- Powranna
- Coordinates: 41°40′43″S 147°15′50″E﻿ / ﻿41.6786°S 147.2638°E
- Population: 25 (2016 census)
- Postcode(s): 7300
- Elevation: 181 m (594 ft)
- Location: 20 km (12 mi) SE of Longford ; 35 km (22 mi) SE of Launceston ; 17 km (11 mi) SE of Perth ; 21 km (13 mi) E of Cressy ; 168 km (104 mi) N of Hobart ;
- LGA(s): Northern Midlands
- Region: Central
- State electorate(s): Lyons
- Federal division(s): Lyons
Localities around Powranna:
| Longford, Perth | Perth | Nile |
| Cressy | Powranna | Nile |
| Epping Forest, Cressy | Epping Forest | Epping Forest |

= Powranna, Tasmania =

Powranna is a rural locality in the local government area of Northern Midlands in the Central region of Tasmania. It is located about 20 km south-east of the town of Longford.

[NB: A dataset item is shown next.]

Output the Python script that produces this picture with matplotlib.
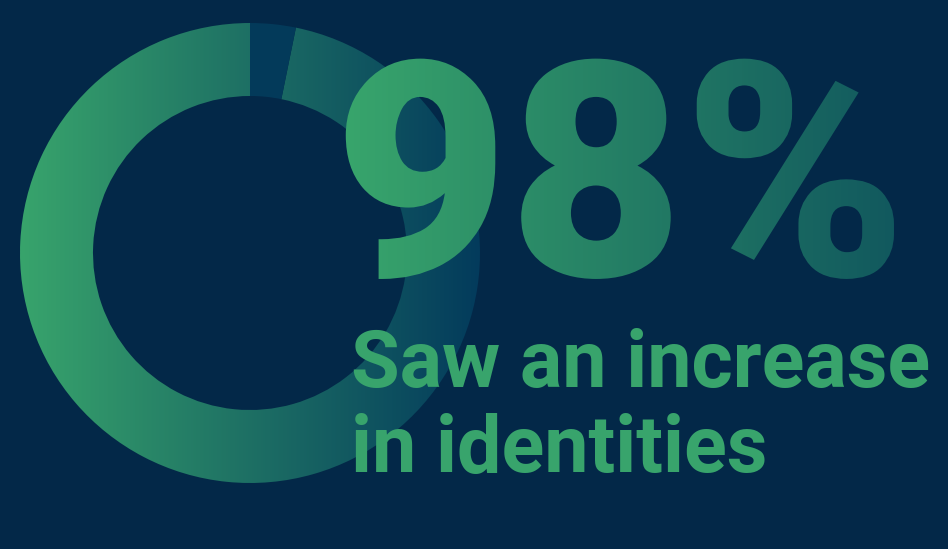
import numpy as np
import matplotlib
matplotlib.use("Agg")
import matplotlib.pyplot as plt
from matplotlib.colors import LinearSegmentedColormap
from matplotlib.patheffects import AbstractPathEffect
from matplotlib.transforms import TransformedPath

# data
segment_labels = ["Saw an increase", "Other"]
segment_shares = [96.8, 3.2]
headline = "98%"
caption_lines = ["Saw an increase", "in identities"]

BG = "#032848"
GREEN = "#38a46c"
GAP = "#033a5a"

ring_cmap = LinearSegmentedColormap.from_list("ring", [GREEN, "#033b5c"])
text_cmap = LinearSegmentedColormap.from_list("txt", ["#38a56c", "#11585e"])


class GradientFill(AbstractPathEffect):
    """fill the text glyphs with a horizontal gradient (display px)"""

    def __init__(self, cmap, x_from, x_to):
        super().__init__()
        self.cmap = cmap
        self.x_from = x_from
        self.x_to = x_to

    def draw_path(self, renderer, gc, tpath, affine, rgbFace=None):
        ext = affine.transform_path(tpath).get_extents()
        x0, y0 = int(np.floor(ext.x0)), int(np.floor(ext.y0))
        w = int(np.ceil(ext.x1)) - x0 + 1
        h = int(np.ceil(ext.y1)) - y0 + 1
        xs = x0 + np.arange(w) + 0.5
        t = np.clip((xs - self.x_from) / (self.x_to - self.x_from), 0, 1)
        row = (self.cmap(t) * 255).astype(np.uint8)
        img = np.ascontiguousarray(np.repeat(row[None, :, :], h, axis=0))
        gc2 = renderer.new_gc()
        gc2.copy_properties(gc)
        gc2.set_clip_path(TransformedPath(tpath, affine))
        renderer.draw_image(gc2, x0, y0, img)
        gc2.restore()


W, H = 948, 549
fig = plt.figure(figsize=(W / 100, H / 100), dpi=100, facecolor=BG)

# donut
cx, cy, r_out, r_in = 250, 253, 230, 157
ax = fig.add_axes([(cx - r_out) / W, (H - cy - r_out) / H, 2 * r_out / W, 2 * r_out / H])
wedges, _ = ax.pie(segment_shares, startangle=90, counterclock=True, radius=1,
                   wedgeprops=dict(width=(r_out - r_in) / r_out, linewidth=0))
wedges[0].set_facecolor("none")
wedges[1].set_facecolor(GAP)
grad = np.linspace(0, 1, 256)[None, :].repeat(2, axis=0)
ax.imshow(grad, cmap=ring_cmap, extent=(-1, 1, -1, 1), aspect="auto",
          clip_path=wedges[0], zorder=0)
ax.set_xlim(-1, 1)
ax.set_ylim(-1, 1)
ax.set_aspect("equal")
ax.axis("off")

# texts
tx = fig.add_axes([0, 0, 1, 1], zorder=5)
tx.set_xlim(0, W)
tx.set_ylim(H, 0)
tx.axis("off")
tx.patch.set_alpha(0)

t = tx.text(334, 276, headline, fontsize=217, family="Roboto", weight="black",
            ha="left", va="baseline")
t.set_path_effects([GradientFill(text_cmap, 345, 900)])

tx.text(351, 387, caption_lines[0], fontsize=57, family="Roboto", weight="bold",
        color=GREEN, ha="left", va="baseline")
tx.text(351, 472, caption_lines[1], fontsize=57, family="Roboto", weight="bold",
        color=GREEN, ha="left", va="baseline")

fig.savefig("out.png", dpi=100, facecolor=BG)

The 2016 census determined a population of 25 for the state suburb of Powranna.

==History==
Powranna was gazetted as a locality in 1959. The name is an Aboriginal word for “black snake”.

==Geography==
The South Esk River forms the eastern boundary.

==Road infrastructure==
The Midland Highway (National route 1) enters from the north-west and runs through to the south-east before exiting. Route B53 (Powranna Road) starts at an intersection with route 1 and runs south-west before exiting.